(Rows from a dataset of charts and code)

■ ■ ■ ■ ■

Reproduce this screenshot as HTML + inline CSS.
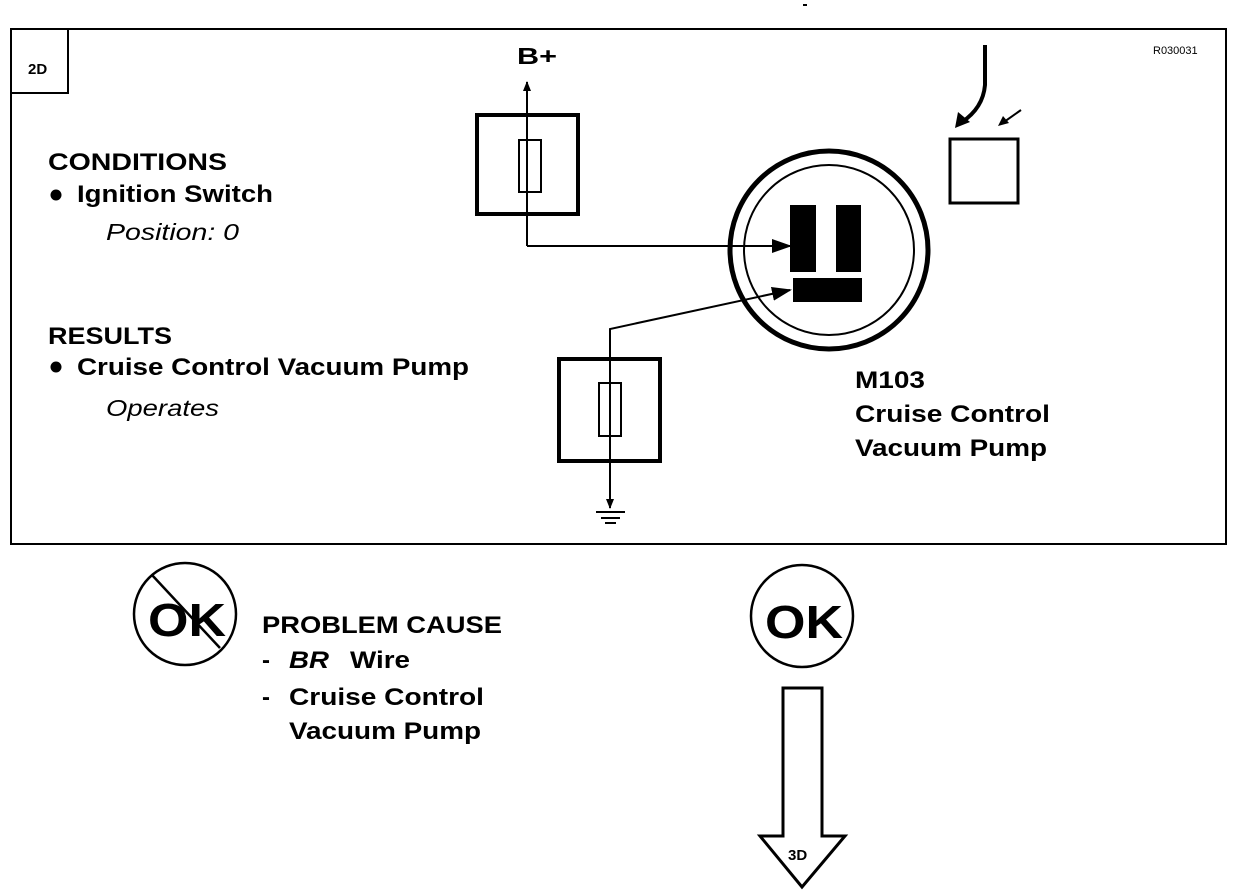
<!DOCTYPE html>
<html><head><meta charset="utf-8"><style>
html,body{margin:0;padding:0;background:#fff;}
svg{display:block;}
text{font-family:"Liberation Sans",Arial,sans-serif;fill:#000;}
</style></head><body>
<svg width="1248" height="896" viewBox="0 0 1248 896" xmlns="http://www.w3.org/2000/svg">
<defs>
<marker id="ah" markerWidth="10" markerHeight="8" refX="9" refY="4" orient="auto" markerUnits="userSpaceOnUse"><path d="M0,0 L10,4 L0,8 Z" fill="#000"/></marker>
<marker id="ahs" markerWidth="20" markerHeight="14" refX="18" refY="7" orient="auto" markerUnits="userSpaceOnUse"><path d="M0,0 L20,7 L0,14 Z" fill="#000"/></marker>
</defs>
<rect x="0" y="0" width="1248" height="896" fill="#fff"/>
<rect x="11" y="29" width="1215" height="515" fill="none" stroke="#000" stroke-width="2"/>
<rect x="11" y="29" width="57" height="64" fill="none" stroke="#000" stroke-width="2"/>
<text x="28" y="74" font-size="15" font-weight="bold">2D</text>
<text x="1153" y="54" font-size="11">R030031</text>
<line x1="803" y1="5" x2="807" y2="5" stroke="#000" stroke-width="2"/>

<g font-weight="bold" font-size="24">
<text x="48" y="170" textLength="179" lengthAdjust="spacingAndGlyphs">CONDITIONS</text>
<text x="77" y="202" textLength="196" lengthAdjust="spacingAndGlyphs">Ignition Switch</text>
<text x="48" y="344" textLength="124" lengthAdjust="spacingAndGlyphs">RESULTS</text>
<text x="77" y="375" textLength="392" lengthAdjust="spacingAndGlyphs">Cruise Control Vacuum Pump</text>
</g>
<circle cx="56" cy="195" r="5.5" fill="#000"/>
<circle cx="56" cy="367" r="5.5" fill="#000"/>
<text x="106" y="240" font-size="23" font-style="italic" textLength="133" lengthAdjust="spacingAndGlyphs">Position: 0</text>
<text x="106" y="416" font-size="23" font-style="italic" textLength="113" lengthAdjust="spacingAndGlyphs">Operates</text>

<text x="517" y="64" font-size="23" font-weight="bold" textLength="40" lengthAdjust="spacingAndGlyphs">B+</text>
<rect x="477" y="115" width="101" height="99" fill="none" stroke="#000" stroke-width="4"/>
<rect x="519" y="140" width="22" height="52" fill="#fff" stroke="#000" stroke-width="2"/>
<line x1="527" y1="246" x2="527" y2="82" stroke="#000" stroke-width="2" marker-end="url(#ah)"/>
<line x1="527" y1="140" x2="527" y2="192" stroke="#000" stroke-width="2"/>
<polyline points="527,246 790,246" fill="none" stroke="#000" stroke-width="2" marker-end="url(#ahs)"/>

<circle cx="829" cy="250" r="99" fill="none" stroke="#000" stroke-width="5"/>
<circle cx="829" cy="250" r="85" fill="none" stroke="#000" stroke-width="2"/>
<rect x="790" y="205" width="26" height="67" fill="#000"/>
<rect x="836" y="205" width="25" height="67" fill="#000"/>
<rect x="793" y="278" width="69" height="24" fill="#000"/>

<polyline points="610,500 610,329 790,290" fill="none" stroke="#000" stroke-width="2" marker-end="url(#ahs)"/>
<rect x="559" y="359" width="101" height="102" fill="none" stroke="#000" stroke-width="4"/>
<rect x="599" y="383" width="22" height="53" fill="#fff" stroke="#000" stroke-width="2"/>
<line x1="610" y1="383" x2="610" y2="436" stroke="#000" stroke-width="2"/>
<line x1="610" y1="436" x2="610" y2="508" stroke="#000" stroke-width="2" marker-end="url(#ah)"/>
<line x1="596" y1="512" x2="625" y2="512" stroke="#000" stroke-width="2"/>
<line x1="601" y1="518" x2="620" y2="518" stroke="#000" stroke-width="2"/>
<line x1="605" y1="523" x2="616" y2="523" stroke="#000" stroke-width="2"/>

<path d="M985,45 L985,85 Q983,108 962,122" fill="none" stroke="#000" stroke-width="4"/>
<path d="M955,128 L958,112 L970,122 Z" fill="#000"/>
<line x1="1021" y1="110" x2="1004" y2="122" stroke="#000" stroke-width="2"/>
<path d="M998,126 L1003,116 L1009,123 Z" fill="#000"/>
<rect x="950" y="139" width="68" height="64" fill="none" stroke="#000" stroke-width="3"/>

<g font-weight="bold" font-size="24">
<text x="855" y="388" textLength="70" lengthAdjust="spacingAndGlyphs">M103</text>
<text x="855" y="422" textLength="195" lengthAdjust="spacingAndGlyphs">Cruise Control</text>
<text x="855" y="456" textLength="192" lengthAdjust="spacingAndGlyphs">Vacuum Pump</text>
<text x="262" y="633" textLength="240" lengthAdjust="spacingAndGlyphs">PROBLEM CAUSE</text>
<text x="262" y="668">-</text>
<text x="289" y="668" font-style="italic" textLength="40" lengthAdjust="spacingAndGlyphs">BR</text>
<text x="350" y="668" textLength="60" lengthAdjust="spacingAndGlyphs">Wire</text>
<text x="262" y="705">-</text>
<text x="289" y="705" textLength="195" lengthAdjust="spacingAndGlyphs">Cruise Control</text>
<text x="289" y="739" textLength="192" lengthAdjust="spacingAndGlyphs">Vacuum Pump</text>
</g>

<circle cx="185" cy="614" r="51" fill="none" stroke="#000" stroke-width="2.5"/>
<line x1="152" y1="575" x2="220" y2="648" stroke="#000" stroke-width="2.5"/>
<text x="148" y="636" font-size="46" font-weight="bold" textLength="78" lengthAdjust="spacingAndGlyphs">OK</text>

<circle cx="802" cy="616" r="51" fill="none" stroke="#000" stroke-width="2.5"/>
<text x="765" y="638" font-size="46" font-weight="bold" textLength="78" lengthAdjust="spacingAndGlyphs">OK</text>
<path d="M783,688 L822,688 L822,836 L845,836 L802,887 L760,836 L783,836 Z" fill="#fff" stroke="#000" stroke-width="3"/>
<text x="788" y="860" font-size="15" font-weight="bold">3D</text>
</svg>
</body></html>
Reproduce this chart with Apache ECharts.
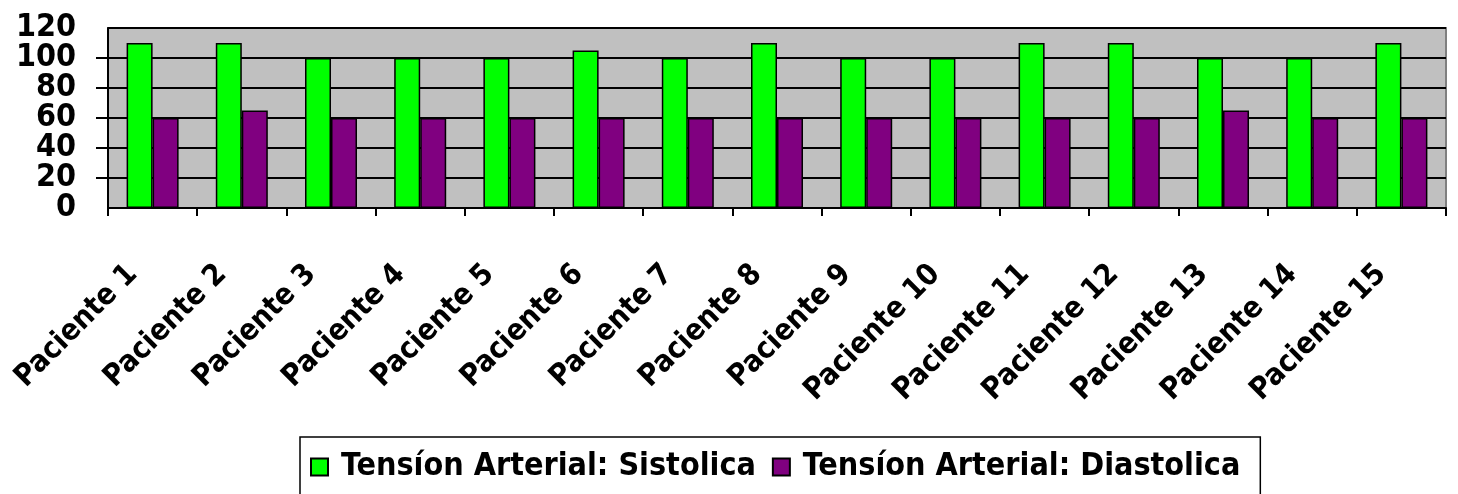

■ ■ ■ ■ ■

_Brief:_ All records must be output exactly as they are, except for the pictures, which are left out.

_Result of the exercise:_
Reproduce this screenshot as HTML + inline CSS.
<!DOCTYPE html>
<html><head><meta charset="utf-8"><style>
html,body{margin:0;padding:0;background:#fff;}
svg{display:block;}
text{font-family:"Liberation Sans",Arial,sans-serif;fill:#000;}
</style></head><body>
<svg width="1248" height="896" viewBox="0 0 1248 896" xmlns="http://www.w3.org/2000/svg">
<defs>
<marker id="ah" markerWidth="10" markerHeight="8" refX="9" refY="4" orient="auto" markerUnits="userSpaceOnUse"><path d="M0,0 L10,4 L0,8 Z" fill="#000"/></marker>
<marker id="ahs" markerWidth="20" markerHeight="14" refX="18" refY="7" orient="auto" markerUnits="userSpaceOnUse"><path d="M0,0 L20,7 L0,14 Z" fill="#000"/></marker>
</defs>
<rect x="0" y="0" width="1248" height="896" fill="#fff"/>
<rect x="11" y="29" width="1215" height="515" fill="none" stroke="#000" stroke-width="2"/>
<rect x="11" y="29" width="57" height="64" fill="none" stroke="#000" stroke-width="2"/>
<text x="28" y="74" font-size="15" font-weight="bold">2D</text>
<text x="1153" y="54" font-size="11">R030031</text>
<line x1="803" y1="5" x2="807" y2="5" stroke="#000" stroke-width="2"/>

<g font-weight="bold" font-size="24">
<text x="48" y="170" textLength="179" lengthAdjust="spacingAndGlyphs">CONDITIONS</text>
<text x="77" y="202" textLength="196" lengthAdjust="spacingAndGlyphs">Ignition Switch</text>
<text x="48" y="344" textLength="124" lengthAdjust="spacingAndGlyphs">RESULTS</text>
<text x="77" y="375" textLength="392" lengthAdjust="spacingAndGlyphs">Cruise Control Vacuum Pump</text>
</g>
<circle cx="56" cy="195" r="5.5" fill="#000"/>
<circle cx="56" cy="367" r="5.5" fill="#000"/>
<text x="106" y="240" font-size="23" font-style="italic" textLength="133" lengthAdjust="spacingAndGlyphs">Position: 0</text>
<text x="106" y="416" font-size="23" font-style="italic" textLength="113" lengthAdjust="spacingAndGlyphs">Operates</text>

<text x="517" y="64" font-size="23" font-weight="bold" textLength="40" lengthAdjust="spacingAndGlyphs">B+</text>
<rect x="477" y="115" width="101" height="99" fill="none" stroke="#000" stroke-width="4"/>
<rect x="519" y="140" width="22" height="52" fill="#fff" stroke="#000" stroke-width="2"/>
<line x1="527" y1="246" x2="527" y2="82" stroke="#000" stroke-width="2" marker-end="url(#ah)"/>
<line x1="527" y1="140" x2="527" y2="192" stroke="#000" stroke-width="2"/>
<polyline points="527,246 790,246" fill="none" stroke="#000" stroke-width="2" marker-end="url(#ahs)"/>

<circle cx="829" cy="250" r="99" fill="none" stroke="#000" stroke-width="5"/>
<circle cx="829" cy="250" r="85" fill="none" stroke="#000" stroke-width="2"/>
<rect x="790" y="205" width="26" height="67" fill="#000"/>
<rect x="836" y="205" width="25" height="67" fill="#000"/>
<rect x="793" y="278" width="69" height="24" fill="#000"/>

<polyline points="610,500 610,329 790,290" fill="none" stroke="#000" stroke-width="2" marker-end="url(#ahs)"/>
<rect x="559" y="359" width="101" height="102" fill="none" stroke="#000" stroke-width="4"/>
<rect x="599" y="383" width="22" height="53" fill="#fff" stroke="#000" stroke-width="2"/>
<line x1="610" y1="383" x2="610" y2="436" stroke="#000" stroke-width="2"/>
<line x1="610" y1="436" x2="610" y2="508" stroke="#000" stroke-width="2" marker-end="url(#ah)"/>
<line x1="596" y1="512" x2="625" y2="512" stroke="#000" stroke-width="2"/>
<line x1="601" y1="518" x2="620" y2="518" stroke="#000" stroke-width="2"/>
<line x1="605" y1="523" x2="616" y2="523" stroke="#000" stroke-width="2"/>

<path d="M985,45 L985,85 Q983,108 962,122" fill="none" stroke="#000" stroke-width="4"/>
<path d="M955,128 L958,112 L970,122 Z" fill="#000"/>
<line x1="1021" y1="110" x2="1004" y2="122" stroke="#000" stroke-width="2"/>
<path d="M998,126 L1003,116 L1009,123 Z" fill="#000"/>
<rect x="950" y="139" width="68" height="64" fill="none" stroke="#000" stroke-width="3"/>

<g font-weight="bold" font-size="24">
<text x="855" y="388" textLength="70" lengthAdjust="spacingAndGlyphs">M103</text>
<text x="855" y="422" textLength="195" lengthAdjust="spacingAndGlyphs">Cruise Control</text>
<text x="855" y="456" textLength="192" lengthAdjust="spacingAndGlyphs">Vacuum Pump</text>
<text x="262" y="633" textLength="240" lengthAdjust="spacingAndGlyphs">PROBLEM CAUSE</text>
<text x="262" y="668">-</text>
<text x="289" y="668" font-style="italic" textLength="40" lengthAdjust="spacingAndGlyphs">BR</text>
<text x="350" y="668" textLength="60" lengthAdjust="spacingAndGlyphs">Wire</text>
<text x="262" y="705">-</text>
<text x="289" y="705" textLength="195" lengthAdjust="spacingAndGlyphs">Cruise Control</text>
<text x="289" y="739" textLength="192" lengthAdjust="spacingAndGlyphs">Vacuum Pump</text>
</g>

<circle cx="185" cy="614" r="51" fill="none" stroke="#000" stroke-width="2.5"/>
<line x1="152" y1="575" x2="220" y2="648" stroke="#000" stroke-width="2.5"/>
<text x="148" y="636" font-size="46" font-weight="bold" textLength="78" lengthAdjust="spacingAndGlyphs">OK</text>

<circle cx="802" cy="616" r="51" fill="none" stroke="#000" stroke-width="2.5"/>
<text x="765" y="638" font-size="46" font-weight="bold" textLength="78" lengthAdjust="spacingAndGlyphs">OK</text>
<path d="M783,688 L822,688 L822,836 L845,836 L802,887 L760,836 L783,836 Z" fill="#fff" stroke="#000" stroke-width="3"/>
<text x="788" y="860" font-size="15" font-weight="bold">3D</text>
</svg>
</body></html>
Reproduce this chart with Apache ECharts.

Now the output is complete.